Plotting code records
-=-=-=-=-
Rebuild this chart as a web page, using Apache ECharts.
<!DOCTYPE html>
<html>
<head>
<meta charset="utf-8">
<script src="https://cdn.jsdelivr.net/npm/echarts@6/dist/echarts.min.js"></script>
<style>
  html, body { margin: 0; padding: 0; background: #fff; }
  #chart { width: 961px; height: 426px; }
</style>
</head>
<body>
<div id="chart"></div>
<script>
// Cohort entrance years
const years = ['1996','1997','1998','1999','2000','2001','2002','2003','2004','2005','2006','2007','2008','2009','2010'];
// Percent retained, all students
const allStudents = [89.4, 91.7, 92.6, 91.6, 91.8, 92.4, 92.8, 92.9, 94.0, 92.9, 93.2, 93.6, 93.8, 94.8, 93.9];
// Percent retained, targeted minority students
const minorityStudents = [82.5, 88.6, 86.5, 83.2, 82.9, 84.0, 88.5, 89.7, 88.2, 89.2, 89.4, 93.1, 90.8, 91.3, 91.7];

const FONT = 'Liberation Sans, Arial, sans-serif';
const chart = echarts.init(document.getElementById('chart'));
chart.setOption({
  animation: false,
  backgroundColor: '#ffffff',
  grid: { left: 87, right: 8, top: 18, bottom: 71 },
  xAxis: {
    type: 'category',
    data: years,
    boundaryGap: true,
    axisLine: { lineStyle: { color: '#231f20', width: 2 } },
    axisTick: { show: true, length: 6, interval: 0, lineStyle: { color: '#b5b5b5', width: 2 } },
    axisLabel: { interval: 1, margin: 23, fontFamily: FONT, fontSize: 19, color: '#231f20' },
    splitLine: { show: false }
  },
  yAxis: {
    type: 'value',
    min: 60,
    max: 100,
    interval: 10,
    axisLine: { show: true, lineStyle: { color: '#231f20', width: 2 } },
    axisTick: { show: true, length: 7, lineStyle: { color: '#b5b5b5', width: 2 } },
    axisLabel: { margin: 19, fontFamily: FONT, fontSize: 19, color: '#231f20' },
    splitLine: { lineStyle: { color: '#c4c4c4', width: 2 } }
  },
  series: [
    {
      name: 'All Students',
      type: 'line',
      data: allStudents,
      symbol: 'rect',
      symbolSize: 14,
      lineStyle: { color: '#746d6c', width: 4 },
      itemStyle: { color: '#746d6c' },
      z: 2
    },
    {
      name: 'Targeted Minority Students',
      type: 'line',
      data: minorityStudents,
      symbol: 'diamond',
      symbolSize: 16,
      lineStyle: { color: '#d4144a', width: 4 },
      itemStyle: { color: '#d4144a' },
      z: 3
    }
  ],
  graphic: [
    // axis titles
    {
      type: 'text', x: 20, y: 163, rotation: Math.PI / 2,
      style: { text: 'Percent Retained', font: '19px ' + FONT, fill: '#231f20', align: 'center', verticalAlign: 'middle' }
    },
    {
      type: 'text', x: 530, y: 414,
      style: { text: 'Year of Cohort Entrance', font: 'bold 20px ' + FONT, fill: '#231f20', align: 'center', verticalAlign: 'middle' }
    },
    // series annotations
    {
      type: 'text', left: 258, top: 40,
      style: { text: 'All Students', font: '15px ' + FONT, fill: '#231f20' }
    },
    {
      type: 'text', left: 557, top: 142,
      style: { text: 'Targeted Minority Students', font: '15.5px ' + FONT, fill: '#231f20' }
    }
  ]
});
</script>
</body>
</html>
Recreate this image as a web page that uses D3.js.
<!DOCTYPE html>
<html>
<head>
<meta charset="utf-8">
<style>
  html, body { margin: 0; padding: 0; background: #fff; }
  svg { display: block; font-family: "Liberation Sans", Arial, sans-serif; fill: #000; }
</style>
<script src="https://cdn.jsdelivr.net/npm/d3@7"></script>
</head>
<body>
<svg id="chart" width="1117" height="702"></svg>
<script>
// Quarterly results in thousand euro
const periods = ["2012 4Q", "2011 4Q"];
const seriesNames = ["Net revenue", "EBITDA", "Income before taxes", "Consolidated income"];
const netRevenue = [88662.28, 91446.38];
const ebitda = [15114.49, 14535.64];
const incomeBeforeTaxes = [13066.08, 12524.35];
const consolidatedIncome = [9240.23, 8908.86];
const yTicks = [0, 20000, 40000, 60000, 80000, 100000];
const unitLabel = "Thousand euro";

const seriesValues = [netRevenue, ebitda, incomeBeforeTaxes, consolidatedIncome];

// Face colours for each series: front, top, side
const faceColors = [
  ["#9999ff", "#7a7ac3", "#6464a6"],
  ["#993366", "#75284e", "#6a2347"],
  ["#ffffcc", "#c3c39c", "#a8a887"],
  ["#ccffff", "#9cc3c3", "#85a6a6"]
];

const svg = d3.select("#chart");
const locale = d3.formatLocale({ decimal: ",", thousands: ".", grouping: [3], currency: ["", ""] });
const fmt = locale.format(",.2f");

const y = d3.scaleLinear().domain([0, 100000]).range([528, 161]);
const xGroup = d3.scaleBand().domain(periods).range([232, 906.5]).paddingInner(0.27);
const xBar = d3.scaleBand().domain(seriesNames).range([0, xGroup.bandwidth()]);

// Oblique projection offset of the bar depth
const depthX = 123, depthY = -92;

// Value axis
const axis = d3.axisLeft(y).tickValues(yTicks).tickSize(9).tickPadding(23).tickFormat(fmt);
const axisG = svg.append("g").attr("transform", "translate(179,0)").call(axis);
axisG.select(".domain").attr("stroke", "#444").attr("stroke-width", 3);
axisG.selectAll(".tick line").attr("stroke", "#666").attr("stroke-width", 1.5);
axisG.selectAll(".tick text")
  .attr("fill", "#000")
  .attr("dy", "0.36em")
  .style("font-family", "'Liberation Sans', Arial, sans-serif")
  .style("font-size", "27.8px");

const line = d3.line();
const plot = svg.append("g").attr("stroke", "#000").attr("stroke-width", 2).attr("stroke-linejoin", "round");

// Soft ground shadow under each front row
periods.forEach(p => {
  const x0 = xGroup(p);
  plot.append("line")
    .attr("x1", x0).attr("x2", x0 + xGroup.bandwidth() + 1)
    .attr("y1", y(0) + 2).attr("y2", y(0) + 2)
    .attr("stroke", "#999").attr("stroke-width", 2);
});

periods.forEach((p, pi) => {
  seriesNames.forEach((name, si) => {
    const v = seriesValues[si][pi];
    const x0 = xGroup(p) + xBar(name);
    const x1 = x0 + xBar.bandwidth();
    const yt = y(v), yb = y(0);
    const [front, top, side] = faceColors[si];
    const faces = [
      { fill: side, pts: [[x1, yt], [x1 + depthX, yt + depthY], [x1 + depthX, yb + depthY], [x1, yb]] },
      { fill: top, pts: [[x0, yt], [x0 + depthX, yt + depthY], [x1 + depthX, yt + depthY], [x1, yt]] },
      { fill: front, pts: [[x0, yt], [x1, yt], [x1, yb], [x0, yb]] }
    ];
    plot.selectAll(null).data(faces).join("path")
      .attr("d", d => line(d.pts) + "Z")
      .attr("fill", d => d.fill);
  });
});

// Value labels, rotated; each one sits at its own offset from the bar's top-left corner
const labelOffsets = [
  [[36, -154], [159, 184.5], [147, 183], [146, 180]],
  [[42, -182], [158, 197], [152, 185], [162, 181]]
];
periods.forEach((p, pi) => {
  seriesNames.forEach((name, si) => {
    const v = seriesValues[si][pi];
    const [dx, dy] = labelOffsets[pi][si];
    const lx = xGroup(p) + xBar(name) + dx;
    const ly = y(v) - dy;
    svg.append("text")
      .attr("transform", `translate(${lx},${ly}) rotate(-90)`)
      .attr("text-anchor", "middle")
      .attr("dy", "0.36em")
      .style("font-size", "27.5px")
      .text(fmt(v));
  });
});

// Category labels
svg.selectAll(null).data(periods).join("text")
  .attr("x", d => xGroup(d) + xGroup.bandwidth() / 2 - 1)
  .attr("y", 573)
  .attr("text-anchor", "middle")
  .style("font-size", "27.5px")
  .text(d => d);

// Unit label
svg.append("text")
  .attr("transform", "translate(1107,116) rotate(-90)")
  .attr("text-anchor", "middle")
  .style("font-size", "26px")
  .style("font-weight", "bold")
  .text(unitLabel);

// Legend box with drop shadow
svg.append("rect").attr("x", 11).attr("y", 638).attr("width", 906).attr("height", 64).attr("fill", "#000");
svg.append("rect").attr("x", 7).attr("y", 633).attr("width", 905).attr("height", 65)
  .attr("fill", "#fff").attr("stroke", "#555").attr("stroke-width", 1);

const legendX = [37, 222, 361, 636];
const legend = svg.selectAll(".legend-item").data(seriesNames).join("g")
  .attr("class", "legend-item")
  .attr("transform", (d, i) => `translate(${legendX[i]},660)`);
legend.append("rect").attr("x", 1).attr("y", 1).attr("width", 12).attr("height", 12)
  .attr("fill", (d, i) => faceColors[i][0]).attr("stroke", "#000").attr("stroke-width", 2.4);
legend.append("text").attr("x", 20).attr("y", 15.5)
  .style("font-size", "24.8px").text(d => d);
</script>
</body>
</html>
-=-=-=-=-
GOAL
Using the data above, restate word for word the lines from its opening line through the line that contains "90.8, 91.3, 91.7];", and no more.

EXERCISE RESULT
Rebuild this chart as a web page, using Apache ECharts.
<!DOCTYPE html>
<html>
<head>
<meta charset="utf-8">
<script src="https://cdn.jsdelivr.net/npm/echarts@6/dist/echarts.min.js"></script>
<style>
  html, body { margin: 0; padding: 0; background: #fff; }
  #chart { width: 961px; height: 426px; }
</style>
</head>
<body>
<div id="chart"></div>
<script>
// Cohort entrance years
const years = ['1996','1997','1998','1999','2000','2001','2002','2003','2004','2005','2006','2007','2008','2009','2010'];
// Percent retained, all students
const allStudents = [89.4, 91.7, 92.6, 91.6, 91.8, 92.4, 92.8, 92.9, 94.0, 92.9, 93.2, 93.6, 93.8, 94.8, 93.9];
// Percent retained, targeted minority students
const minorityStudents = [82.5, 88.6, 86.5, 83.2, 82.9, 84.0, 88.5, 89.7, 88.2, 89.2, 89.4, 93.1, 90.8, 91.3, 91.7];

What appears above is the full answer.